- When I stepped into the hallway this morning, en route to purchase coffee, I got hit by football. Apparently I got in the middle of “going long.”
- I couldn't start my movie about mining companies in Kentucky because the hockey players in fourth hour (there are eight) would not stop yelling, “He farted on me! He farted on me!”
- One of my fourth-hour cherubs tried to go to an English class next door instead of mine, and my pal Rachel had to walk him back over.
- When she walked in with him in tow, the class was busy yelling about the farting.
- When the mining protest songs started in the movie, the kids warbled along. They also yelled at the screen about how the women who were singing actually looked like men.
- My Christmas card from Maddie read, “Have a pimpin’ HOLIDAYZ, Ms. W. You are my fav-o-rite teacher evurrr.”
- The thesis statement in essay test I graded during the mining songs began, “Ok. First of all, this question is retarded.”

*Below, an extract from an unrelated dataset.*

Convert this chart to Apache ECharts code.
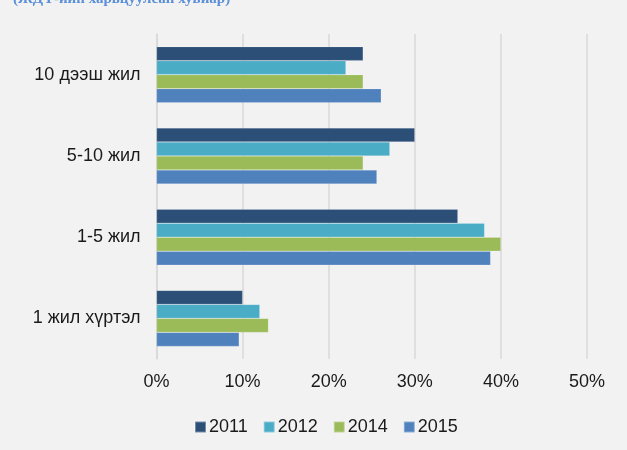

No sooner had I finally breathed a sigh of relief and packed up my load of papers at the end of the day, when a girl came in and said, “Um? Ms. W? There’s a huge fight going on outside.” I called the office, and then hurried outside just in time to see one of the fighters remove her belt and begin to whip her opponent.
If you think I was going to get in the middle of that one, you have another thing coming.